Moreover at a philosophical level he was a hyper Calvinist which meant a belief in pre-destination which is very hard to logically with the visceral hatred he believed God felt towards, well not just homosexuals, but almost everyone. How can God hate a part of His supreme plan? And Phelps wasn't dim - he graduated from high school in the top 3% of his year. This absolute paradox must have occurred to him.

There is also the testimony of the BBC's Louis Theroux. Theroux interviewed Phelps (and clan) extensively and came to the conclusion Phelps just loved conflict. If this is true (and I have always thought Theroux was a pretty straight arrow) then Phelps was not so much being honest as being a cantankerous old git for the sheer Hell of it.

Phelps managed to make enemies everywhere and relish it. He managed to unite in condemning him groups as disparate as The Republican Party, the NAACP, gay rights groups, Jews, veterans groups, Southern Baptists and the Hell's Angels. That is a very short line-up, I mean he once damned all of Australia! To put it bluntly you'd need quite a large HD to store Phelp's "enemies list". I suppose, in a sense, it's a perverted achievement to hate everyone. Towards the very end of his terrible puff he even managed to get himself excommunicated from Westboro Baptist Church which he had founded.

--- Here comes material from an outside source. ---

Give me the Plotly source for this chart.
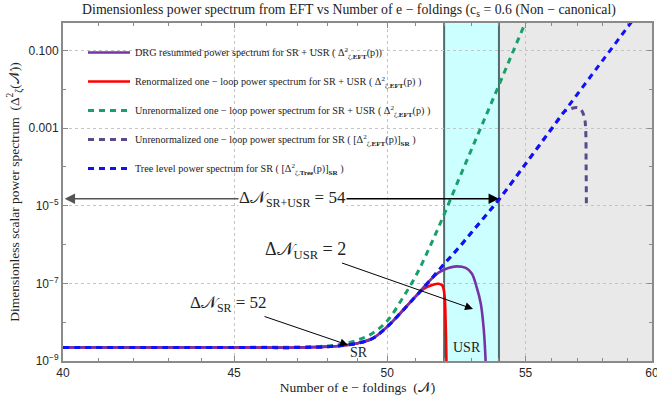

Wow! He was a piece of work driven by utter rage against basically all of humanity.

I hope we shall not see his like again. Truly a piece of work.

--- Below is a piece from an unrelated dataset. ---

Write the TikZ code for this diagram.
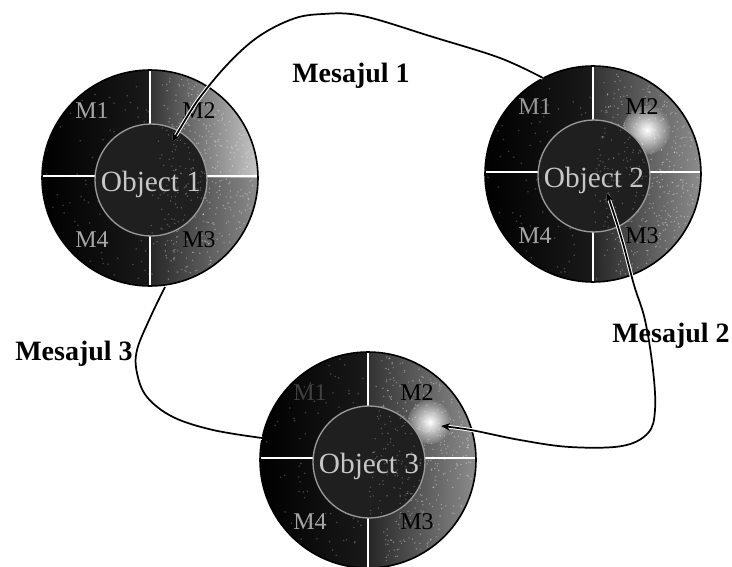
\documentclass[tikz,border=0pt]{standalone}
\usepackage{fontspec}
\setmainfont{Liberation Serif}
\usetikzlibrary{arrows.meta}
\tikzset{
  msg/.style={font=\bfseries\fontsize{21}{23}\selectfont, text=black, inner sep=0pt},
  conn/.style={line width=1.3pt, black, preaction={draw=white, line width=2.8pt}},
  mlab/.style={font=\fontsize{18}{20}\selectfont, inner sep=0pt},
  olab/.style={font=\fontsize{22}{24}\selectfont, text=black!22, inner sep=0pt},
  crossline/.style={white, line width=1.5pt},
  outerring/.style={circle, draw=black, line width=1.2pt, minimum size=162pt, inner sep=0pt},
  innerdisk/.style={circle, draw=black!40, line width=1pt, fill=black!88, minimum size=84pt, inner sep=0pt},
  speck/.style={white, opacity=0.35},
  blob/.style={inner color=white, outer color=black!55},
}
% #1 id, #2 centre, #3 light colour of M2 quadrant, #4 colour of M1 text, #5 number, #6 extra drawing
\newcommand\DrawObj[6]{%
  \begin{scope}[shift={#2}]
    \shade[left color=black, right color=black!55, middle color=black!90] (0,0) circle (108);
    \begin{scope}
      \clip (0,0) -- (108,0) arc[start angle=0,end angle=-90,radius=108] -- cycle;
      \shade[left color=black!80, right color=#3] (0,-108) rectangle (108,0);
      #6
    \end{scope}
    \begin{scope}
      \clip (0,0) -- (108,0) arc[start angle=0,end angle=90,radius=108] -- cycle;
      \shade[left color=black!85, right color=black!45] (0,0) rectangle (108,108);
    \end{scope}
    \foreach \k in {1,...,160}{%
      \pgfmathsetmacro\ang{360*rnd}\pgfmathsetmacro\rad{105*sqrt(rnd)}%
      \fill[speck, opacity=0.22] (\ang:\rad) circle (0.9);}
    \foreach \k in {1,...,320}{%
      \pgfmathsetmacro\ang{-80+160*rnd}\pgfmathsetmacro\rad{105*sqrt(rnd)}%
      \fill[speck] (\ang:\rad) circle (0.8);}
    \begin{scope}
      \clip (0,0) circle (108);
      \draw[crossline] (0,-110) -- (0,110);
      \draw[crossline] (-110,-2) -- (110,-2);
    \end{scope}
    \node[outerring] (#1) at (0,0) {};
    \node[innerdisk] (#1in) at (1,2) {};
    \foreach \k in {1,...,90}{%
      \pgfmathsetmacro\ang{-80+170*rnd}\pgfmathsetmacro\rad{54*sqrt(rnd)}%
      \fill[speck, opacity=0.25] ([shift={(1,2)}]\ang:\rad) circle (0.8);}
    \node[olab] (#1lab) at (1,6) {Object #5};
    \node[mlab, text=#4] (#1m1) at (-58,-67) {M1};
    \node[mlab, text=black] (#1m2) at (49,-67) {M2};
    \node[mlab, text=black] (#1m3) at (49,62) {M3};
    \node[mlab, text=black!35] (#1m4) at (-58,62) {M4};
  \end{scope}}
\begin{document}
\begin{tikzpicture}[x=0.75pt,y=-0.75pt]
\pgfmathsetseed{7}
\useasboundingbox (0,0) rectangle (732,567);
\DrawObj{o1}{(150,178)}{black!22}{black!35}{1}{}
\DrawObj{o2}{(593,174)}{black!45}{black!40}{2}{\shade[blob] (54,-44) circle (24);}
\DrawObj{o3}{(368,460)}{black!45}{black!75}{3}{\shade[blob] (62,-38) circle (22);}

% free ends of the connectors
\coordinate (e1a) at (172,142);
\coordinate (e1b) at (543,78);
\coordinate (e2a) at (607,193);
\coordinate (e2b) at (441,426);
\coordinate (e3a) at (165,287);
\coordinate (e3b) at (262,438);

\draw[conn, {Stealth[length=7pt,width=6pt]}-] plot[smooth, tension=0.6] coordinates
  {(e1a) (208,87) (250,43) (290,20) (323,14) (363,16) (433,37) (500,58) (e1b)};
\draw[conn, {Stealth[length=7pt,width=6pt]}-{Stealth[length=7pt,width=6pt]}] plot[smooth, tension=0.6] coordinates
  {(e2a) (622,240) (634,285) (645,320) (653,370) (655,410) (648,433) (622,446) (570,447) (520,440) (471,430) (e2b)};
\draw[conn] plot[smooth, tension=0.6] coordinates
  {(e3a) (150,318) (137,350) (137,373) (147,397) (173,417) (213,430) (e3b)};

\node[msg, anchor=base west] (m1) at (292,83) {Mesajul 1};
\node[msg, anchor=base west] (m2) at (612,342) {Mesajul 2};
\node[msg, anchor=base west] (m3) at (15,360) {Mesajul 3};
\end{tikzpicture}
\end{document}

Is it logically possible to take the Bible as entirely literally true? Some parts contradict other parts. That has to be reconciled and I fail to see how it can be. I'm not talking about geology and fossils or how Noah got the largest zoo ever onto a wooden boat. But internal consistency. It seems to me that the only way any of this could be "true" is to get very metaphorical. Which means I might as well base my beliefs on Lord of the Rings or Star Trek or Paddington Bear.

08 June, 2022 11:35  
Blogger Infidel753 said...

Well, Phelps's professed beliefs, then. I assume religionists of all stripes include some individuals whose stated views are partly a pose.

Muslims have various word-games to supposedly reconcile predestination with individual responsibility for sin. I assume Calvinists do as well, insofar as the general intellectual impoverishment of Protestantism allows for it.

Of course the contradictions in the Bible make it impossible to accept every detail as literally true, but that's what fundamentalism means, regardless of whether it's possible in the real world or not. We have words for lots of things that aren't congruent with objective reality. And fundamentalists certainly believe it's possible, however many fudges they need to make to deal with awkward cases.

Are you saying you don't accept Lord of the Rings as sacred truth? Heretic! :-)

09 June, 2022 00:15  
Anonymous Anonymous said...

Now thinking about Marville: Join Kal-AOL, son of Ted Turner, as he travels through time and learns God is Superman, dinosaurs were Jewish, and Adam is Wolverine. And it's all an ad for Marvel's new Epic Comics imprint...which didn't last. I think they were aiming for something like Vertigo?

And somehow no Marv Wolfman references, though he loved Christ symbolism in the 80s.

09 June, 2022 08:51  
Anonymous Anonymous said...

I mean, you can't punish the wicked if you're the one who made them so and still call yourself benevolent.

09 June, 2022 08:56  
Blogger Jack said...

Great point about fundamentalism! After reading that book, I didn't come away thinking that this religion was primarily about love of any sort.